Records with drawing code
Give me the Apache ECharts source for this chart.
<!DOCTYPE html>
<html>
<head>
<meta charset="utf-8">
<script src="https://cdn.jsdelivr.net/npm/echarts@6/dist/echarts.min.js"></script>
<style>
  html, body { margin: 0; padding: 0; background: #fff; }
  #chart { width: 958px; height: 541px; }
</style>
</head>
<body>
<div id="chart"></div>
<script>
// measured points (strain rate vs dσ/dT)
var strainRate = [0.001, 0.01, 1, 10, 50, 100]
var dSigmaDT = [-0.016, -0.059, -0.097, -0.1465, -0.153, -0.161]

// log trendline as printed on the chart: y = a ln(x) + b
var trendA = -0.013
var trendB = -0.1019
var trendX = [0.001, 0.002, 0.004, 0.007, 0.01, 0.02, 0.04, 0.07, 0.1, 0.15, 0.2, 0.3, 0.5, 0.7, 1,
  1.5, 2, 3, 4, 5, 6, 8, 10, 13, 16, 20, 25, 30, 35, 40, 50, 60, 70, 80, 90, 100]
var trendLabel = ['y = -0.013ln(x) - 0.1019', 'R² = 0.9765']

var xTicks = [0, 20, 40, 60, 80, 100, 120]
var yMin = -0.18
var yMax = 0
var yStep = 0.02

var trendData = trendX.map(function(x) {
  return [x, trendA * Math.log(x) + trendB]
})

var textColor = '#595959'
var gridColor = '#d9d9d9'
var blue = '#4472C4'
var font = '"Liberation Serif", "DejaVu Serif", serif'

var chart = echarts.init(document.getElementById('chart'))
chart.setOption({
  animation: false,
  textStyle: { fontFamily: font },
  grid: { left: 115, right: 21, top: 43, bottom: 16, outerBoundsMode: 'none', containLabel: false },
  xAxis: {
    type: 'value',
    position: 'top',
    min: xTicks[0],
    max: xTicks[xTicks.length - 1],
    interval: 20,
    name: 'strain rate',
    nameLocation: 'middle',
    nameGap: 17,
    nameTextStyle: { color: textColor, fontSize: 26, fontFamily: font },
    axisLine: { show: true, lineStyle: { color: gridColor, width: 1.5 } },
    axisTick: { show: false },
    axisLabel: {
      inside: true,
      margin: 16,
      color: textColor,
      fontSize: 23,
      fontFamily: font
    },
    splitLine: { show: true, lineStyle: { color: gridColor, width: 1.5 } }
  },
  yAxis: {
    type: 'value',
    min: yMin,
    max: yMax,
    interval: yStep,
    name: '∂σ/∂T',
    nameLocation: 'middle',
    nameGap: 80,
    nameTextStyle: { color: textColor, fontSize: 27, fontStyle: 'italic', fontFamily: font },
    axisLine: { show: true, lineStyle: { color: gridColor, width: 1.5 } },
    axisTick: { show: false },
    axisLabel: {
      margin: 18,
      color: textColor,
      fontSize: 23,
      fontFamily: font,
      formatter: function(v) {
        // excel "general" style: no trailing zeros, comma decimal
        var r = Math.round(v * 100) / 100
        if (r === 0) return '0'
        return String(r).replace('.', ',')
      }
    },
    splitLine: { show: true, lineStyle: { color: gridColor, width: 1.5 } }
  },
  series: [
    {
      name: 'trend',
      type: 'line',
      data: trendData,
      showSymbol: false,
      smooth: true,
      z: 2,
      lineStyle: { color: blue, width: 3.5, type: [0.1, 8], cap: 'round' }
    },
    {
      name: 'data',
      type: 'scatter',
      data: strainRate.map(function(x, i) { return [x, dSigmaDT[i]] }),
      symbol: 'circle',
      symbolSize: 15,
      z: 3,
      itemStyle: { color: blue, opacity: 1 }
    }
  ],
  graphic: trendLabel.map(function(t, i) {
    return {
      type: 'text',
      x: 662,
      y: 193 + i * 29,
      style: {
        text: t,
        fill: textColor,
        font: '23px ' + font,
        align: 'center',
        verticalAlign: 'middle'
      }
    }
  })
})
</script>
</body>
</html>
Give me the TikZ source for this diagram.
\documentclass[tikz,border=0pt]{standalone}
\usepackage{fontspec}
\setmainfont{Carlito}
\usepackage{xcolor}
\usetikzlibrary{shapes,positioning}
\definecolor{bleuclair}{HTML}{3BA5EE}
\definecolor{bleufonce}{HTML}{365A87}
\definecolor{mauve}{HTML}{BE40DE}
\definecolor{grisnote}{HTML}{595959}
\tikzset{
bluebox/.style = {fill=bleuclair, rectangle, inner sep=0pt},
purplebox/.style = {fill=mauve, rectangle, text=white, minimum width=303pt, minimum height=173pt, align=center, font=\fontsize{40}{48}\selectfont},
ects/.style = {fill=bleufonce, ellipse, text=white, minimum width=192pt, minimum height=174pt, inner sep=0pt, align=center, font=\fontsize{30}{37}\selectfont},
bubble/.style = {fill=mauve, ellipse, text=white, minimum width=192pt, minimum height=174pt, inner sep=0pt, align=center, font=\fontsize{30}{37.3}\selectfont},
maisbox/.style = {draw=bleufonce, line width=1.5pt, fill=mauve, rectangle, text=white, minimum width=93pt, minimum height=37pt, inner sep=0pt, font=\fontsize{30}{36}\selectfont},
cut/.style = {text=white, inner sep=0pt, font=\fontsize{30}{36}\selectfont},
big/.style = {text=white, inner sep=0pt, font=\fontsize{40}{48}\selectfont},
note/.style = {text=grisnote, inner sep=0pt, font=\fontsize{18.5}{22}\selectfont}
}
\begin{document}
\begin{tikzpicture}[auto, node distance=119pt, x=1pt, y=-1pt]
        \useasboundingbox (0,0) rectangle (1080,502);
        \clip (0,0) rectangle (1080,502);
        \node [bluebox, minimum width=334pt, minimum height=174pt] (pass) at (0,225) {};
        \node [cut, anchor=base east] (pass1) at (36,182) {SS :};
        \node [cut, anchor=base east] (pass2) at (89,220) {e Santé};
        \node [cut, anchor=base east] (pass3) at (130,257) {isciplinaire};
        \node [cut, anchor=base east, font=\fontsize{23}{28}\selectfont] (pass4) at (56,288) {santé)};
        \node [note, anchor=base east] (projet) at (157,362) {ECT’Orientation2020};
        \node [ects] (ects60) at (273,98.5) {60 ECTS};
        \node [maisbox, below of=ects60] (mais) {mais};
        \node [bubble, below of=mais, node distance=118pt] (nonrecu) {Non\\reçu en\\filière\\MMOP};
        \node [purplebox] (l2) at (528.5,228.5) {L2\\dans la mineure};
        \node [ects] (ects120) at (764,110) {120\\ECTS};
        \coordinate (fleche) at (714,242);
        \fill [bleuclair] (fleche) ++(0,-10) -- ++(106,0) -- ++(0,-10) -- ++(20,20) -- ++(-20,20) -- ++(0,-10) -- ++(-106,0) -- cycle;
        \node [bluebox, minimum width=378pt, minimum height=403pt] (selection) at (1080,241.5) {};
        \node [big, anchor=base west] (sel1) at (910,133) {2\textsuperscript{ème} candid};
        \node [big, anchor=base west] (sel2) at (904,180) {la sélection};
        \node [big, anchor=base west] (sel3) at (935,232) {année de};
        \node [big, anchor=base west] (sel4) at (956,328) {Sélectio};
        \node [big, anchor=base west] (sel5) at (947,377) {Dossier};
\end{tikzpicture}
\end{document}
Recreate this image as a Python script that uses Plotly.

**What is asked**
Some lines of the data above may hold the word "Give"; report how many do, and nothing else.

**Written response**
2